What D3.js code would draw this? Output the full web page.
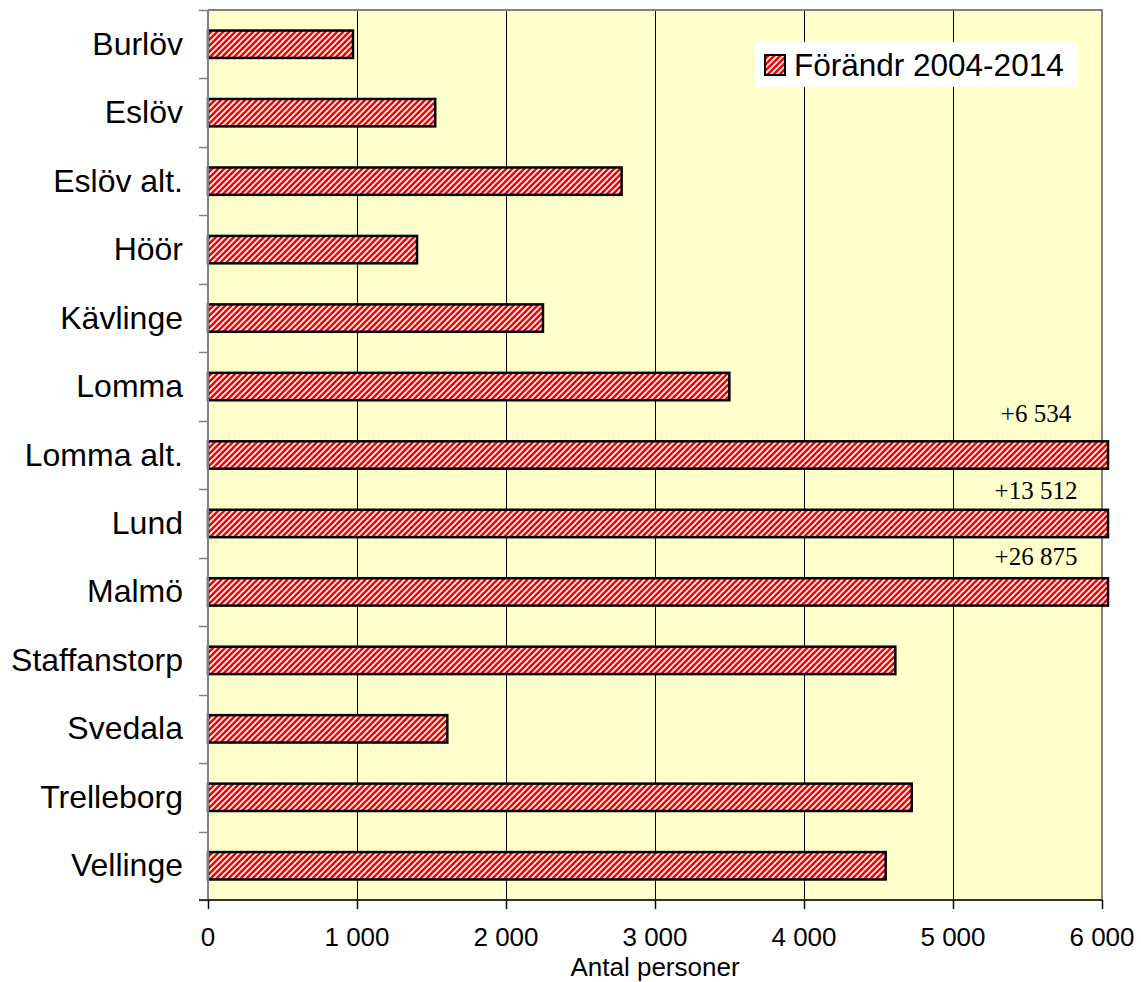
<!DOCTYPE html>
<html>
<head>
<meta charset="utf-8">
<script src="https://cdn.jsdelivr.net/npm/d3@7"></script>
<style>
  body { margin: 0; background: #fff; }
  text { font-family: "Liberation Sans", Arial, sans-serif; fill: #000; }
  .note { font-family: "Liberation Serif", "Times New Roman", serif; }
</style>
</head>
<body>
<div id="chart"></div>
<script>
// kommuner, uppifrån och ned
const categories = ['Burlöv', 'Eslöv', 'Eslöv alt.', 'Höör', 'Kävlinge', 'Lomma', 'Lomma alt.',
    'Lund', 'Malmö', 'Staffanstorp', 'Svedala', 'Trelleborg', 'Vellinge'];
// förändring 2004-2014, antal personer
const change = [973, 1525, 2776, 1403, 2248, 3499, 6534, 13512, 26875, 4613, 1606, 4723, 4548];
const xTicks = [0, 1000, 2000, 3000, 4000, 5000, 6000];
const seriesName = 'Förändr 2004-2014';
const axisTitle = 'Antal personer';

const width = 1141, height = 982;
const margin = {top: 10, right: 39, bottom: 82, left: 208};
const xMax = 6000;
// small vertical nudges for the "+..." notes, px relative to band centre
const noteShift = {'Lomma alt.': -33, 'Lund': -24, 'Malmö': -27};

const loc = d3.formatLocale({decimal: ',', thousands: '\u00a0', grouping: [3], currency: ['', '']});
const fmt = loc.format(',d');
const px = v => Math.round(v) + 0.5;

const svg = d3.select('#chart').append('svg')
    .attr('width', width)
    .attr('height', height);

const defs = svg.append('defs');
const pat = defs.append('pattern')
    .attr('id', 'hatch')
    .attr('patternUnits', 'userSpaceOnUse')
    .attr('width', 6)
    .attr('height', 6);
pat.append('rect').attr('width', 6).attr('height', 6).attr('fill', '#ff0000');
pat.append('path')
    .attr('d', 'M-1,1 l2,-2 M0,6 l6,-6 M5,7 l2,-2')
    .attr('stroke', '#ffffff')
    .attr('stroke-width', 1.6);

const x = d3.scaleLinear()
    .domain([0, xMax])
    .range([margin.left, width - margin.right]);

const y = d3.scaleBand()
    .domain(categories)
    .range([margin.top, height - margin.bottom])
    .paddingInner(0.6)
    .paddingOuter(0.3);

const plotTop = margin.top, plotBottom = height - margin.bottom;

// plot background
svg.append('rect')
    .attr('x', x(0))
    .attr('y', plotTop)
    .attr('width', x(xMax) - x(0))
    .attr('height', plotBottom - plotTop)
    .attr('fill', '#ffffcc');

// vertical gridlines
svg.append('g')
    .selectAll('line')
    .data(xTicks.slice(1, -1))
    .join('line')
    .attr('x1', d => px(x(d))).attr('x2', d => px(x(d)))
    .attr('y1', plotTop).attr('y2', plotBottom)
    .attr('stroke', '#000')
    .attr('stroke-width', 1);

// frame: top and right in gray
svg.append('path')
    .attr('d', `M${x(0)},${plotTop}H${x(xMax)}V${plotBottom}`)
    .attr('fill', 'none')
    .attr('stroke', '#808080')
    .attr('stroke-width', 2);

// bars
const barEnd = v => v > xMax ? x(xMax) + 6 : x(v);
svg.append('g')
    .selectAll('rect')
    .data(categories)
    .join('rect')
    .attr('x', x(0))
    .attr('y', d => y(d))
    .attr('width', (d, i) => barEnd(change[i]) - x(0))
    .attr('height', y.bandwidth())
    .attr('fill', 'url(#hatch)')
    .attr('stroke', '#000')
    .attr('stroke-width', 2.5);

// notes for bars outside the scale
svg.append('g')
    .selectAll('text')
    .data(categories.filter((d, i) => change[i] > xMax))
    .join('text')
    .attr('class', 'note')
    .attr('x', x(xMax) - 66)
    .attr('y', d => y(d) + y.bandwidth() / 2 + (noteShift[d] || -27))
    .attr('text-anchor', 'middle')
    .style('font-size', '25px')
    .text(d => '+' + fmt(change[categories.indexOf(d)]));

// y axis
const yAxis = svg.append('g');
yAxis.append('line')
    .attr('x1', x(0)).attr('x2', x(0))
    .attr('y1', plotTop).attr('y2', plotBottom)
    .attr('stroke', '#808080')
    .attr('stroke-width', 2);
const step = y.step();
const bounds = categories.map(c => y(c) + y.bandwidth() / 2 - step / 2)
    .concat([y(categories[categories.length - 1]) + y.bandwidth() / 2 + step / 2]);
yAxis.selectAll('line.tick')
    .data(bounds)
    .join('line')
    .attr('class', 'tick')
    .attr('x1', x(0) - 9).attr('x2', x(0))
    .attr('y1', d => px(d)).attr('y2', d => px(d))
    .attr('stroke', '#808080')
    .attr('stroke-width', 1.5);
yAxis.selectAll('text')
    .data(categories)
    .join('text')
    .attr('x', 183)
    .attr('y', d => y(d) + y.bandwidth() / 2 + 10.5)
    .attr('text-anchor', 'end')
    .style('font-size', '32px')
    .text(d => d);

// x axis
const xAxis = svg.append('g');
xAxis.append('line')
    .attr('x1', x(0) - 9).attr('x2', x(xMax))
    .attr('y1', plotBottom).attr('y2', plotBottom)
    .attr('stroke', '#333')
    .attr('stroke-width', 2);
xAxis.selectAll('line.tick')
    .data(xTicks)
    .join('line')
    .attr('class', 'tick')
    .attr('x1', d => px(x(d))).attr('x2', d => px(x(d)))
    .attr('y1', plotBottom).attr('y2', plotBottom + 9)
    .attr('stroke', '#000')
    .attr('stroke-width', 1.5);
xAxis.selectAll('text')
    .data(xTicks)
    .join('text')
    .attr('x', d => x(d))
    .attr('y', plotBottom + 46)
    .attr('text-anchor', 'middle')
    .style('font-size', '26px')
    .text(d => fmt(d));

svg.append('text')
    .attr('x', (x(0) + x(xMax)) / 2)
    .attr('y', 976)
    .attr('text-anchor', 'middle')
    .style('font-size', '26px')
    .text(axisTitle);

// legend
const legend = svg.append('g').attr('transform', 'translate(755,42)');
legend.append('rect')
    .attr('width', 323)
    .attr('height', 45)
    .attr('fill', '#fff');
legend.append('rect')
    .attr('x', 10).attr('y', 13)
    .attr('width', 20).attr('height', 20)
    .attr('fill', 'url(#hatch)')
    .attr('stroke', '#000')
    .attr('stroke-width', 2);
legend.append('text')
    .attr('x', 39)
    .attr('y', 34)
    .style('font-size', '31.5px')
    .text(seriesName);
</script>
</body>
</html>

——

INSTRUCTIONS TO FOLLOW:
Restate the data above word for word. Do not include the images.

RESPONSE TO THE EXERCISE:
What D3.js code would draw this? Output the full web page.
<!DOCTYPE html>
<html>
<head>
<meta charset="utf-8">
<script src="https://cdn.jsdelivr.net/npm/d3@7"></script>
<style>
  body { margin: 0; background: #fff; }
  text { font-family: "Liberation Sans", Arial, sans-serif; fill: #000; }
  .note { font-family: "Liberation Serif", "Times New Roman", serif; }
</style>
</head>
<body>
<div id="chart"></div>
<script>
// kommuner, uppifrån och ned
const categories = ['Burlöv', 'Eslöv', 'Eslöv alt.', 'Höör', 'Kävlinge', 'Lomma', 'Lomma alt.',
    'Lund', 'Malmö', 'Staffanstorp', 'Svedala', 'Trelleborg', 'Vellinge'];
// förändring 2004-2014, antal personer
const change = [973, 1525, 2776, 1403, 2248, 3499, 6534, 13512, 26875, 4613, 1606, 4723, 4548];
const xTicks = [0, 1000, 2000, 3000, 4000, 5000, 6000];
const seriesName = 'Förändr 2004-2014';
const axisTitle = 'Antal personer';

const width = 1141, height = 982;
const margin = {top: 10, right: 39, bottom: 82, left: 208};
const xMax = 6000;
// small vertical nudges for the "+..." notes, px relative to band centre
const noteShift = {'Lomma alt.': -33, 'Lund': -24, 'Malmö': -27};

const loc = d3.formatLocale({decimal: ',', thousands: '\u00a0', grouping: [3], currency: ['', '']});
const fmt = loc.format(',d');
const px = v => Math.round(v) + 0.5;

const svg = d3.select('#chart').append('svg')
    .attr('width', width)
    .attr('height', height);

const defs = svg.append('defs');
const pat = defs.append('pattern')
    .attr('id', 'hatch')
    .attr('patternUnits', 'userSpaceOnUse')
    .attr('width', 6)
    .attr('height', 6);
pat.append('rect').attr('width', 6).attr('height', 6).attr('fill', '#ff0000');
pat.append('path')
    .attr('d', 'M-1,1 l2,-2 M0,6 l6,-6 M5,7 l2,-2')
    .attr('stroke', '#ffffff')
    .attr('stroke-width', 1.6);

const x = d3.scaleLinear()
    .domain([0, xMax])
    .range([margin.left, width - margin.right]);

const y = d3.scaleBand()
    .domain(categories)
    .range([margin.top, height - margin.bottom])
    .paddingInner(0.6)
    .paddingOuter(0.3);

const plotTop = margin.top, plotBottom = height - margin.bottom;

// plot background
svg.append('rect')
    .attr('x', x(0))
    .attr('y', plotTop)
    .attr('width', x(xMax) - x(0))
    .attr('height', plotBottom - plotTop)
    .attr('fill', '#ffffcc');

// vertical gridlines
svg.append('g')
    .selectAll('line')
    .data(xTicks.slice(1, -1))
    .join('line')
    .attr('x1', d => px(x(d))).attr('x2', d => px(x(d)))
    .attr('y1', plotTop).attr('y2', plotBottom)
    .attr('stroke', '#000')
    .attr('stroke-width', 1);

// frame: top and right in gray
svg.append('path')
    .attr('d', `M${x(0)},${plotTop}H${x(xMax)}V${plotBottom}`)
    .attr('fill', 'none')
    .attr('stroke', '#808080')
    .attr('stroke-width', 2);

// bars
const barEnd = v => v > xMax ? x(xMax) + 6 : x(v);
svg.append('g')
    .selectAll('rect')
    .data(categories)
    .join('rect')
    .attr('x', x(0))
    .attr('y', d => y(d))
    .attr('width', (d, i) => barEnd(change[i]) - x(0))
    .attr('height', y.bandwidth())
    .attr('fill', 'url(#hatch)')
    .attr('stroke', '#000')
    .attr('stroke-width', 2.5);

// notes for bars outside the scale
svg.append('g')
    .selectAll('text')
    .data(categories.filter((d, i) => change[i] > xMax))
    .join('text')
    .attr('class', 'note')
    .attr('x', x(xMax) - 66)
    .attr('y', d => y(d) + y.bandwidth() / 2 + (noteShift[d] || -27))
    .attr('text-anchor', 'middle')
    .style('font-size', '25px')
    .text(d => '+' + fmt(change[categories.indexOf(d)]));

// y axis
const yAxis = svg.append('g');
yAxis.append('line')
    .attr('x1', x(0)).attr('x2', x(0))
    .attr('y1', plotTop).attr('y2', plotBottom)
    .attr('stroke', '#808080')
    .attr('stroke-width', 2);
const step = y.step();
const bounds = categories.map(c => y(c) + y.bandwidth() / 2 - step / 2)
    .concat([y(categories[categories.length - 1]) + y.bandwidth() / 2 + step / 2]);
yAxis.selectAll('line.tick')
    .data(bounds)
    .join('line')
    .attr('class', 'tick')
    .attr('x1', x(0) - 9).attr('x2', x(0))
    .attr('y1', d => px(d)).attr('y2', d => px(d))
    .attr('stroke', '#808080')
    .attr('stroke-width', 1.5);
yAxis.selectAll('text')
    .data(categories)
    .join('text')
    .attr('x', 183)
    .attr('y', d => y(d) + y.bandwidth() / 2 + 10.5)
    .attr('text-anchor', 'end')
    .style('font-size', '32px')
    .text(d => d);

// x axis
const xAxis = svg.append('g');
xAxis.append('line')
    .attr('x1', x(0) - 9).attr('x2', x(xMax))
    .attr('y1', plotBottom).attr('y2', plotBottom)
    .attr('stroke', '#333')
    .attr('stroke-width', 2);
xAxis.selectAll('line.tick')
    .data(xTicks)
    .join('line')
    .attr('class', 'tick')
    .attr('x1', d => px(x(d))).attr('x2', d => px(x(d)))
    .attr('y1', plotBottom).attr('y2', plotBottom + 9)
    .attr('stroke', '#000')
    .attr('stroke-width', 1.5);
xAxis.selectAll('text')
    .data(xTicks)
    .join('text')
    .attr('x', d => x(d))
    .attr('y', plotBottom + 46)
    .attr('text-anchor', 'middle')
    .style('font-size', '26px')
    .text(d => fmt(d));

svg.append('text')
    .attr('x', (x(0) + x(xMax)) / 2)
    .attr('y', 976)
    .attr('text-anchor', 'middle')
    .style('font-size', '26px')
    .text(axisTitle);

// legend
const legend = svg.append('g').attr('transform', 'translate(755,42)');
legend.append('rect')
    .attr('width', 323)
    .attr('height', 45)
    .attr('fill', '#fff');
legend.append('rect')
    .attr('x', 10).attr('y', 13)
    .attr('width', 20).attr('height', 20)
    .attr('fill', 'url(#hatch)')
    .attr('stroke', '#000')
    .attr('stroke-width', 2);
legend.append('text')
    .attr('x', 39)
    .attr('y', 34)
    .style('font-size', '31.5px')
    .text(seriesName);
</script>
</body>
</html>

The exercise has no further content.